In class last week we analysed a piece of prose in a group, discussing everything we could think of from sentence structure and rhythm to semantic feel and the metaphors used. At the time we didn’t know who our piece of prose was written by, but after our lecturer suggested we read it out loud, I noted it reminded me of the start of a Dickensian film where there is narration and the camera is zooming into the scene. The piece was actually the beginning of Dombey and Son by – you guessed it! – Charles of the Dickens clan. It raised an interesting point, Dickens actually made more money from reading his work than from writing. So, if you struggle reading his work, try reading it aloud, or try and audio book. It makes an interesting difference, particularly to rhythm and pacing.

As homework from this we were tasked with taking a scene we had written and writing a pastiche. In basic terms, every story has a scene, but stories vary in style, so we had to take a scene and write it in the style of the author we analysed; Charles Dickens. It was one of the hardest things I have had to write so far. Thankfully I have read Dickens (I hadn’t read any of the others the other groups looked at), but I have a very contemporary style, that is influenced heavily by modern science fiction. This led to the title of this blog as myself and the other members of my group (all science fiction and fantasy writers) shared our pieces. I suggested Rob should turn his (excellent) piece into Dickens in Space using his usual hilarious comedy stylings. So keep an eye out for that one!

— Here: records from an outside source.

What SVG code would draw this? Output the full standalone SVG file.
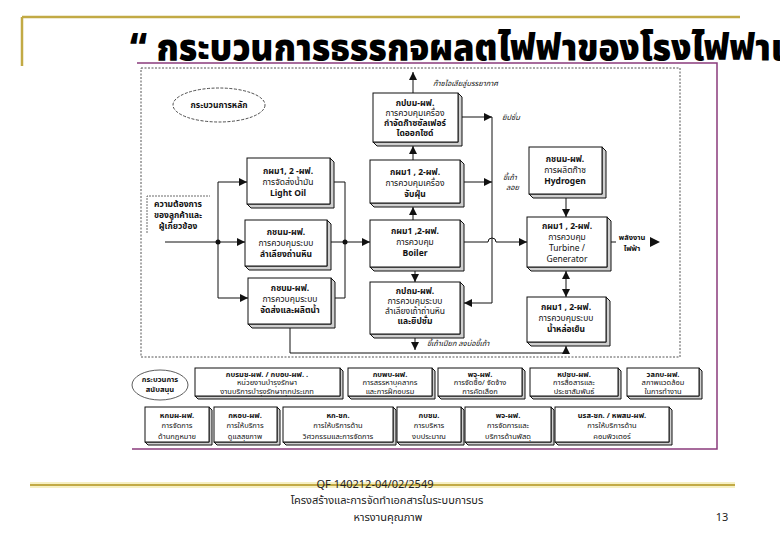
<svg xmlns="http://www.w3.org/2000/svg" width="780" height="540" viewBox="0 0 780 540">
<style>
text{font-family:"Noto Sans Thai","Tahoma","DejaVu Sans",sans-serif;fill:#111;text-anchor:middle}
.b{font-size:8.5px;font-weight:bold}
.n{font-size:8.5px}
.sb{font-size:7.5px;font-weight:bold}
.sn{font-size:7.5px}
.it{font-size:7.5px;font-style:italic;text-anchor:start}
.face{fill:#fff;stroke:#111;stroke-width:1}
.dep{fill:#cfcfcf;stroke:#111;stroke-width:1}
.ln{fill:none;stroke:#111;stroke-width:1}
.ft{font-size:11px;fill:#222}
</style>
<defs>
<marker id="a" viewBox="0 0 10 10" refX="10" refY="5" markerWidth="8" markerHeight="8" markerUnits="userSpaceOnUse" orient="auto-start-reverse"><path d="M0,0 L10,5 L0,10 z" fill="#111"/></marker>
</defs>
<rect width="780" height="540" fill="#fff"/>
<g id="slide">
<line x1="22" y1="17" x2="740" y2="17" stroke="#c2aa45" stroke-width="2.5"/>
<line x1="22" y1="17" x2="22" y2="66" stroke="#c2aa45" stroke-width="2.5"/>
<line x1="30" y1="485" x2="735" y2="485" stroke="#f6f0c4" stroke-width="6"/>
<line x1="30" y1="485" x2="735" y2="485" stroke="#c2aa45" stroke-width="2"/>
<text x="130" y="60" style="font-size:37px;font-weight:900;text-anchor:start;fill:#000" textLength="665" lengthAdjust="spacingAndGlyphs">“ กระบวนการธรรกจผลตไฟฟาของโรงไฟฟาแ</text>
</g>
<g id="frame">
<polyline points="137,63 717,63 717,449 132,449" fill="none" stroke="#8a3b7c" stroke-width="1.5"/>
<rect x="141" y="68" width="539" height="289" fill="none" stroke="#555" stroke-width="1" stroke-dasharray="2,1.5"/>
</g>
<g id="connectors">
<path class="ln" d="M165 242 H245" marker-end="url(#a)"/>
<path class="ln" d="M218 182 V298"/>
<path class="ln" d="M218 182 H247" marker-end="url(#a)"/>
<path class="ln" d="M218 298 H248" marker-end="url(#a)"/>
<circle cx="218" cy="242" r="2.5" fill="#111"/>
<path class="ln" d="M334 182 H345 V298 H335"/>
<path class="ln" d="M331 242 H370" marker-end="url(#a)"/>
<circle cx="345" cy="242" r="2.5" fill="#111"/>
<path class="ln" d="M413 93 V72" marker-end="url(#a)"/>
<path class="ln" d="M413 160 V146" marker-end="url(#a)"/>
<path class="ln" d="M413 220 V207" marker-end="url(#a)"/>
<path class="ln" d="M415 271 V282" marker-end="url(#a)"/>
<path class="ln" d="M415 338 V350" marker-end="url(#a)"/>
<path class="ln" d="M462 117 H492" marker-end="url(#a)"/>
<path class="ln" d="M464 182 H492" marker-end="url(#a)"/>
<path class="ln" d="M492 117 V303 H464" marker-end="url(#a)"/>
<path class="ln" d="M464 242 H488 A4 4 0 0 1 496 242 H527" marker-end="url(#a)"/>
<path class="ln" d="M566 198 V217" marker-end="url(#a)"/>
<path class="ln" d="M566 271 V297" marker-start="url(#a)" marker-end="url(#a)"/>
<path class="ln" d="M611 242 H616"/>
<polygon points="650,237 660,242 650,247" fill="#111"/>
<path class="ln" d="M290 328 V353 H566 V346" marker-end="url(#a)"/>
<text class="it" x="433" y="86">ก๊าซไอเสียสู่บรรยากาศ</text>
<text class="it" x="502" y="120">ยิปซั่ม</text>
<text class="it" x="503" y="180">ขี้เถ้า</text>
<text class="it" x="506" y="190">ลอย</text>
<text class="sb" x="632" y="240">พลังงาน</text>
<text class="sb" x="632" y="251">ไฟฟ้า</text>
<text class="it" x="427" y="346">ขี้เถ้าเปียก ลงบ่อขี้เถ้า</text>
</g>
<g id="main-label">
<ellipse cx="219" cy="105" rx="46" ry="17" fill="#fff" stroke="#222" stroke-width="0.8" stroke-dasharray="3,1.5"/>
<text class="b" x="219" y="108">กระบวนการหลัก</text>
</g>
<g id="customer">
<polyline points="147,233 147,196 210,196" fill="none" stroke="#444" stroke-width="0.8" stroke-dasharray="2,1"/>
<text class="b" x="178" y="207">ความต้องการ</text>
<text class="b" x="178" y="218">ของลูกค้าและ</text>
<text class="b" x="178" y="229">ผู้เกี่ยวข้อง</text>
</g>
<g id="lightoil">
<polygon class="dep" points="330,158 334,162 334,208 251,208 247,204 330,204"/>
<rect class="face" x="247" y="158" width="83" height="46"/>
<text class="b" x="288" y="174">กผม1, 2 -ผฟ.</text>
<text class="n" x="288" y="185">การจัดส่งน้ำมัน</text>
<text class="b" x="288" y="196">Light Oil</text>
</g>
<g id="coal">
<polygon class="dep" points="327,220 331,224 331,270 249,270 245,266 327,266"/>
<rect class="face" x="245" y="220" width="82" height="46"/>
<text class="b" x="286" y="235">กชนม-ผฟ.</text>
<text class="n" x="286" y="246">การควบคุมระบบ</text>
<text class="b" x="286" y="257">ลำเลียงถ่านหิน</text>
</g>
<g id="water">
<polygon class="dep" points="331,278 335,282 335,328 252,328 248,324 331,324"/>
<rect class="face" x="248" y="278" width="83" height="46"/>
<text class="b" x="290" y="291">กชบม-ผฟ.</text>
<text class="n" x="290" y="302">การควบคุมระบบ</text>
<text class="b" x="290" y="313">จัดส่งและผลิตน้ำ</text>
</g>
<g id="fgd">
<polygon class="dep" points="458,93 462,97 462,146 377,146 373,142 458,142"/>
<rect class="face" x="373" y="93" width="85" height="49"/>
<text class="b" x="415" y="106">กปบม-ผฟ.</text>
<text class="n" x="415" y="116">การควบคุมเครื่อง</text>
<text class="b" x="415" y="126">กำจัดก๊าซซัลเฟอร์</text>
<text class="b" x="415" y="136">ไดออกไซด์</text>
</g>
<g id="esp">
<polygon class="dep" points="460,160 464,164 464,207 374,207 370,203 460,203"/>
<rect class="face" x="370" y="160" width="90" height="43"/>
<text class="b" x="415" y="175">กผม1 , 2-ผฟ.</text>
<text class="n" x="415" y="186">การควบคุมเครื่อง</text>
<text class="b" x="415" y="197">จับฝุ่น</text>
</g>
<g id="boiler">
<polygon class="dep" points="460,220 464,224 464,271 374,271 370,267 460,267"/>
<rect class="face" x="370" y="220" width="90" height="47"/>
<text class="b" x="415" y="234">กผม1 ,2-ผฟ.</text>
<text class="n" x="415" y="245">การควบคุม</text>
<text class="b" x="415" y="256">Boiler</text>
</g>
<g id="ash">
<polygon class="dep" points="460,282 464,286 464,338 374,338 370,334 460,334"/>
<rect class="face" x="370" y="282" width="90" height="52"/>
<text class="b" x="415" y="294">กปถม-ผฟ.</text>
<text class="n" x="415" y="304">การควบคุมระบบ</text>
<text class="n" x="415" y="314">ลำเลียงเถ้าถ่านหิน</text>
<text class="b" x="415" y="324">และยิปซั่ม</text>
</g>
<g id="hydrogen">
<polygon class="dep" points="602,147 606,151 606,198 533,198 529,194 602,194"/>
<rect class="face" x="529" y="147" width="73" height="47"/>
<text class="b" x="565" y="162">กชนม-ผฟ.</text>
<text class="n" x="565" y="173">การผลิตก๊าซ</text>
<text class="b" x="565" y="184">Hydrogen</text>
</g>
<g id="turbine">
<polygon class="dep" points="607,217 611,221 611,271 531,271 527,267 607,267"/>
<rect class="face" x="527" y="217" width="80" height="50"/>
<text class="b" x="567" y="229">กผม1 , 2-ผฟ.</text>
<text class="n" x="567" y="240">การควบคุม</text>
<text class="n" x="567" y="251">Turbine /</text>
<text class="n" x="567" y="262">Generator</text>
</g>
<g id="cooling">
<polygon class="dep" points="606,297 610,301 610,346 531,346 527,342 606,342"/>
<rect class="face" x="527" y="297" width="79" height="45"/>
<text class="b" x="566" y="310">กผม1 , 2-ผฟ.</text>
<text class="n" x="566" y="321">การควบคุมระบบ</text>
<text class="b" x="566" y="332">น้ำหล่อเย็น</text>
</g>
<g id="support-label">
<ellipse cx="160" cy="385" rx="28" ry="15" fill="#fff" stroke="#333" stroke-width="0.8"/>
<text class="sb" x="160" y="382">กระบวนการ</text>
<text class="sb" x="160" y="392">สนับสนุน</text>
</g>
<g id="s-maint">
<polygon class="dep" points="340,368 343,371 343,399 198,399 195,396 340,396"/>
<rect class="face" x="195" y="368" width="145" height="28"/>
<text class="sb" x="267" y="377">กบรมช-ผฟ. / กบอบ-ผฟ. .</text>
<text class="sn" x="267" y="385">หน่วยงานบำรุงรักษา</text>
<text class="sn" x="267" y="394">งานบริการบำรุงรักษาทุกประเภท</text>
</g>
<g id="s-hr">
<polygon class="dep" points="432,368 435,371 435,399 351,399 348,396 432,396"/>
<rect class="face" x="348" y="368" width="84" height="28"/>
<text class="sb" x="390" y="377">กบพบ-ผฟ.</text>
<text class="sn" x="390" y="385">การสรรหาบุคลากร</text>
<text class="sn" x="390" y="394">และการฝึกอบรม</text>
</g>
<g id="s-purchase">
<polygon class="dep" points="522,368 525,371 525,399 441,399 438,396 522,396"/>
<rect class="face" x="438" y="368" width="84" height="28"/>
<text class="sb" x="480" y="377">พจ-ผฟ.</text>
<text class="sn" x="480" y="385">การจัดซื้อ/ จัดจ้าง</text>
<text class="sn" x="480" y="394">การคัดเลือก</text>
</g>
<g id="s-pr">
<polygon class="dep" points="618,368 621,371 621,399 533,399 530,396 618,396"/>
<rect class="face" x="530" y="368" width="88" height="28"/>
<text class="sb" x="574" y="377">หปชบ-ผฟ.</text>
<text class="sn" x="574" y="385">การสื่อสารและ</text>
<text class="sn" x="574" y="394">ประชาสัมพันธ์</text>
</g>
<g id="s-env">
<polygon class="dep" points="699,368 702,371 702,399 630,399 627,396 699,396"/>
<rect class="face" x="627" y="368" width="72" height="28"/>
<text class="sb" x="663" y="377">วลกบ-ผฟ.</text>
<text class="sn" x="663" y="385">สภาพแวดล้อม</text>
<text class="sn" x="663" y="394">ในการทำงาน</text>
</g>
<g id="s-law">
<polygon class="dep" points="209,407 212,410 212,445 148,445 145,442 209,442"/>
<rect class="face" x="145" y="407" width="64" height="35"/>
<text class="sb" x="177" y="418">หกมผ-ผฟ.</text>
<text class="sn" x="177" y="428">การจัดการ</text>
<text class="sn" x="177" y="439">ด้านกฎหมาย</text>
</g>
<g id="s-health">
<polygon class="dep" points="277,407 280,410 280,445 217,445 214,442 277,442"/>
<rect class="face" x="214" y="407" width="63" height="35"/>
<text class="sb" x="245" y="418">กหอบ-ผฟ.</text>
<text class="sn" x="245" y="428">การให้บริการ</text>
<text class="sn" x="245" y="439">ดูแลสุขภาพ</text>
</g>
<g id="s-eng">
<polygon class="dep" points="393,407 396,410 396,445 286,445 283,442 393,442"/>
<rect class="face" x="283" y="407" width="110" height="35"/>
<text class="sb" x="338" y="418">หก-ชก.</text>
<text class="sn" x="338" y="428">การให้บริการด้าน</text>
<text class="sn" x="338" y="439">วิศวกรรมและการจัดการ</text>
</g>
<g id="s-budget">
<polygon class="dep" points="461,407 464,410 464,445 400,445 397,442 461,442"/>
<rect class="face" x="397" y="407" width="64" height="35"/>
<text class="sb" x="429" y="418">กบชม.</text>
<text class="sn" x="429" y="428">การบริหาร</text>
<text class="sn" x="429" y="439">งบประมาณ</text>
</g>
<g id="s-supply">
<polygon class="dep" points="551,407 554,410 554,445 468,445 465,442 551,442"/>
<rect class="face" x="465" y="407" width="86" height="35"/>
<text class="sb" x="508" y="418">พจ-ผฟ.</text>
<text class="sn" x="508" y="428">การจัดการและ</text>
<text class="sn" x="508" y="439">บริการด้านพัสดุ</text>
</g>
<g id="s-computer">
<polygon class="dep" points="669,407 672,410 672,445 558,445 555,442 669,442"/>
<rect class="face" x="555" y="407" width="114" height="35"/>
<text class="sb" x="612" y="418">นรส-ชก. / หพสม-ผฟ.</text>
<text class="sn" x="612" y="428">การให้บริการด้าน</text>
<text class="sn" x="612" y="439">คอมพิวเตอร์</text>
</g>
<g id="footer">
<text class="ft" x="375" y="488">QF 140212-04/02/2549</text>
<text class="ft" x="387" y="504">โครงสร้างและการจัดทำเอกสารในระบบการบร</text>
<text class="ft" x="388" y="521">หารงานคุณภาพ</text>
<text class="ft" x="722" y="521">13</text>
</g>
</svg>
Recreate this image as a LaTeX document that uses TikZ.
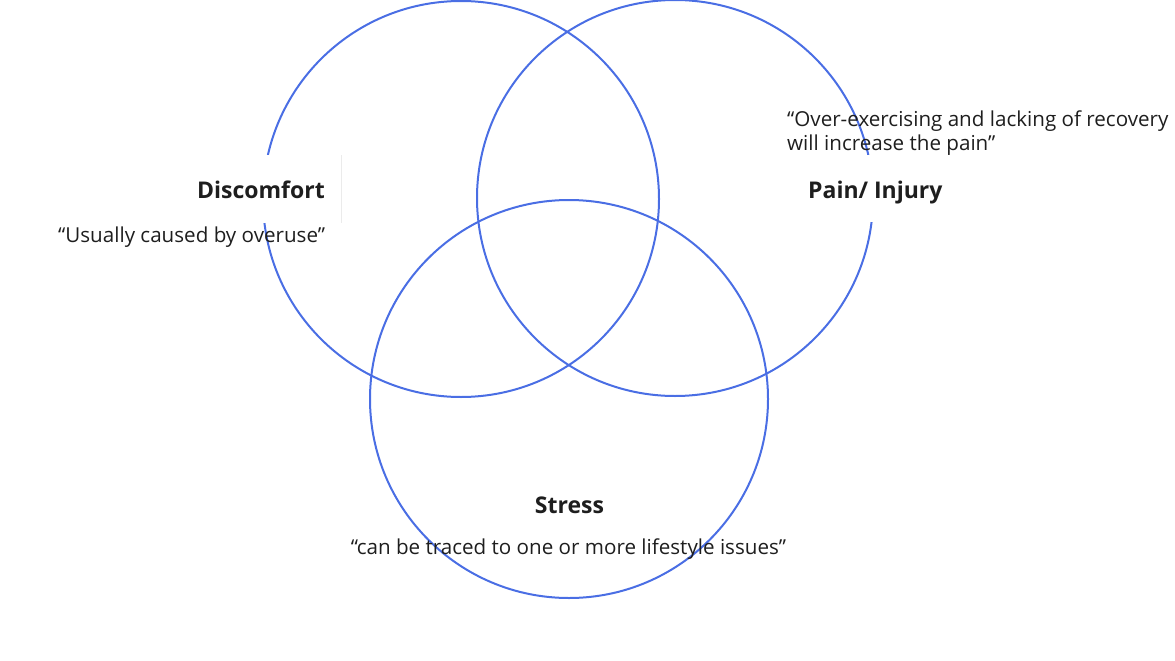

I don’t feel my piece was as good as the others, but I tried none the less. What follows is a scene written for the story I mentioned earlier, re-written in the style of Charles Dickens. Be prepared to laugh, to cry and the throw your computer out of the window in disgust! Without further ado (What is ado?) I give you Endaris by Michael J. (Dickens)

Endaris in the style of Dickens

Michael J. Hollows

The royal court, home to the godly, powerful, and undying king, sat in the heart of Endaris; where the houses lined the city in rows, short, thin, and narrow, like precessions of match sticks, although the inhabitants seldom matched; great grass courtyards grew in splendid colours, like the grasping tendrils of the forest that lay to the south, but controlled and trimmed, synonymous with the populace of the city. Those in power lived in mansions, around the houses, housing the round. They longed for the decorative comfort of indoors, past shuttered doors, and jealous stares.

One such man was Rao, the councillor of councillors, and he shut the door behind him, the door that resembled a wooden face. The hallway was closed-in, like a burial chamber, and claustrophobic in its likeness; where the surfaces were covered in blood, but not the blood of men, rather, merely the suggestion that blood had, could, or would be spilt, as the flickering candle of illumination cast its red-orange hue on the stone steps that led, threateningly, up towards the audience chamber, like the steps of a throne, towering above lesser men. Rao ascended the steps, though his heavy heart passed the other way, ever towards the audience and his doom, through blood-casting candles, and through rooms filled with judging portraits, he continued, forever up.

In the court, the room overflowing with people, like a lake in midwinter, water rushing away, free to its path, his erstwhile colleagues, less erstwhile than colleagues, laughed and joked at Rao’s expense, but he would have the last laugh.

Once again, thanks for reading and I hope you enjoyed!